O’TRAIN: A robust and flexible ‘real or bogus’ classifier for the study of the optical transient sky^★

¹ Université Paris-Saclay, CNRS, CEA, Astrophysique, Instrumentation et Modélisation de Paris-Saclay, 91191 Gif-sur-Yvette, France
e-mail: damien.turpin@cea.fr
² Ecole Centrale Lille, Cité scientifique CS 20048, 59651 Villeneuve d’Ascq cedex, France
³ Sorbonne Université, CNRS, UMR 7095, Institut d’Astrophysique de Paris, 98 bis boulevard Arago, 75014 Paris, France
⁴ CEICO, Institute of Physics of the Czech Academy of Sciences, Prague, Czech Republic
⁵ Instituto de Astrofísica de Andalucía (IAA-CSIC), Glorieta de la Astronomía s/n, 18008 Granada, Spain
⁶ IRAP, Université de Toulouse, CNRS, UPS, 14 Avenue Edouard Belin, 31400 Toulouse, France
⁷ Université Paul Sabatier Toulouse III, Université de Toulouse, 118 route de Narbonne, 31400 Toulouse, France

Received: 19 December 2021
Accepted: 20 April 2022

Abstract

Context. Scientific interest in studying high-energy transient phenomena in the Universe has risen sharply over the last decade. At present, multiple ground-based survey projects have emerged to continuously monitor the optical (and multi-messenger) transient sky at higher image cadences and covering ever larger portions of the sky every night. These novel approaches are leading to a substantial increase in global alert rates, which need to be handled with care, especially with regard to keeping the level of false alarms as low as possible. Therefore, the standard transient detection pipelines previously designed for narrow field-of-view instruments must now integrate more sophisticated tools to deal with the growing number and diversity of alerts and false alarms.

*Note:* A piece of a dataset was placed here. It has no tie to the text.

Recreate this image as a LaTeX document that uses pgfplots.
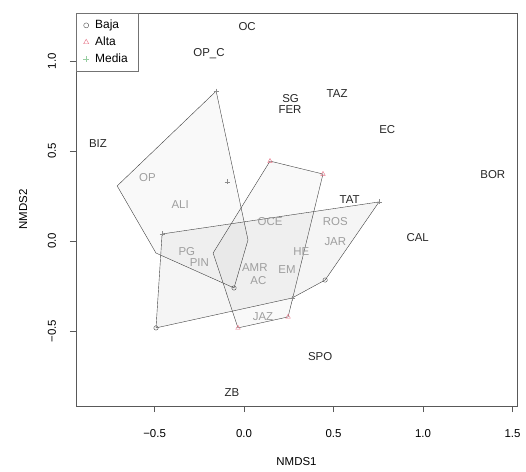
\documentclass[border=0pt]{standalone}
\usepackage{fontspec}
\setmainfont{Liberation Sans}
\usepackage{pgfplots}
\pgfplotsset{compat=1.18}
\definecolor{mediacol}{RGB}{150,205,160}
\definecolor{altacol}{RGB}{230,110,130}
\begin{document}
\fontsize{11.5}{13.5}\selectfont
\begin{tikzpicture}
\begin{axis}[
  scale only axis, width=441bp, height=393bp,
  xmin=-0.939, xmax=1.525, ymin=-0.917, ymax=1.267,
  axis line style={black!65},
  /pgf/number format/assume math mode=true,
  xtick={-0.5,0,0.5,1,1.5}, xticklabels={−0.5,0.0,0.5,1.0,1.5},
  ytick={-0.5,0,0.5,1}, yticklabels={−0.5,0.0,0.5,1.0},
  xtick pos=bottom, ytick pos=left, tick align=outside, major tick length=6bp,
  tick style={black!65},
  xticklabel style={anchor=center, yshift=-22bp},
  yticklabel style={rotate=90, anchor=south, yshift=10bp},
  xlabel={NMDS1}, ylabel={NMDS2},
  xlabel style={at={(axis description cs:0.5,-0.1425)}, anchor=center},
  ylabel style={at={(axis description cs:-0.12,0.5)}, anchor=center, rotate=0},
  legend style={at={(0,1)}, anchor=north west, draw=black!55, inner xsep=7bp, inner ysep=5bp,
    font=\fontsize{12}{13}\selectfont, row sep=2.5bp, column sep=3bp,
    nodes={inner xsep=3bp}},
  legend cell align=left,
  every node near coord/.style={anchor=center},
]
\addlegendimage{only marks, mark=o, black!70, mark size=2.5bp}
\addlegendentry{Baja}
\addlegendimage{only marks, mark=triangle, altacol, mark size=3bp}
\addlegendentry{Alta}
\addlegendimage{only marks, mark=+, mediacol, mark size=3bp}
\addlegendentry{Media}

% hulls
\addplot[forget plot, draw=black!75, fill=black, fill opacity=0.025] coordinates {
 (-0.156,0.833) (0.022,0.006) (-0.056,-0.261) (-0.492,-0.067) (-0.709,0.306)} -- cycle;
\addplot[forget plot, draw=black!75, fill=black, fill opacity=0.04] coordinates {
 (-0.458,0.039) (0.754,0.217) (0.453,-0.217) (0.268,-0.317) (-0.492,-0.483)} -- cycle;
\addplot[forget plot, draw=black!75, fill=black, fill opacity=0.025] coordinates {
 (0.145,0.444) (0.441,0.372) (0.246,-0.422) (-0.034,-0.483) (-0.173,-0.067)} -- cycle;

% points
\addplot[forget plot, only marks, mark=o, black!70, mark size=2.2bp] coordinates {
 (-0.492,-0.483) (0.453,-0.217) (-0.056,-0.261)};
\addplot[forget plot, only marks, mark=triangle, altacol, mark size=2.6bp] coordinates {
 (0.145,0.444) (0.441,0.372) (0.246,-0.422) (-0.034,-0.483)};
\addplot[forget plot, only marks, mark=+, black!45, mark size=2.5bp] coordinates {
 (-0.458,0.039) (0.754,0.217) (0.268,-0.317) (-0.156,0.833) (-0.095,0.328)};

% black labels
\addplot[forget plot, only marks, mark=none, nodes near coords, point meta=explicit symbolic,
  every node near coord/.append style={text=black!85}] coordinates {
 (0.017,1.19) [OC]
 (-0.196,1.04) [OP\_C]
 (0.26,0.792) [SG]
 (0.257,0.728) [FER]
 (0.52,0.82) [TAZ]
 (0.80,0.62) [EC]
 (-0.816,0.544) [BIZ]
 (1.39,0.367) [BOR]
 (0.59,0.228) [TAT]
 (0.97,0.017) [CAL]
 (0.425,-0.64) [SPO]
 (-0.067,-0.84) [ZB]
};
% grey labels
\addplot[forget plot, only marks, mark=none, nodes near coords, point meta=explicit symbolic,
  every node near coord/.append style={text=black!38}] coordinates {
 (-0.54,0.355) [OP]
 (-0.357,0.2) [ALI]
 (0.145,0.11) [OCE]
 (0.51,0.11) [ROS]
 (0.51,-0.005) [JAR]
 (-0.32,-0.06) [PG]
 (-0.25,-0.12) [PIN]
 (0.32,-0.06) [HE]
 (0.06,-0.15) [AMR]
 (0.24,-0.16) [EM]
 (0.08,-0.22) [AC]
 (0.106,-0.42) [JAZ]
};
\end{axis}
\pgfresetboundingbox
\path ([shift={(-76bp,-66bp)}]current axis.south west) rectangle ([shift={(9bp,13bp)}]current axis.north east);
\end{tikzpicture}
\end{document}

Aims. Deep machine learning algorithms have now proven their efficiency in recognising patterns in images. These methods are now used in astrophysics to perform different classification tasks such as identifying bogus from real transient point-like sources. We explore this method to provide a robust and flexible algorithm that could be included in any kind of transient detection pipeline.

Methods. We built a convolutional neural network (CNN) algorithm in order to perform a ‘real or bogus’ classification task on transient candidate cutouts (subtraction residuals) provided by different kinds of optical telescopes. The training involved human-supervised labelling of the cutouts, which are split into two balanced data sets with ‘true’ and ‘false’ point-like source candidates. We tested our CNN model on the candidates produced by two different transient detection pipelines. In addition, we made use of several diagnostic tools to evaluate the classification performance of our CNN models.

Results. We show that our CNN algorithm can be successfully trained on a large and diverse array of images on very different pixel scales. In this training process, we did not detect any strong over- or underfitting with the requirement of providing cutouts with a limited size no larger than 50 × 50 pixels. Tested on optical images from four different telescopes and utilising two different transient detection pipelines, our CNN model provides a robust ‘real or bogus’ classification performance accuracy from 93% up to 98% for well-classified candidates.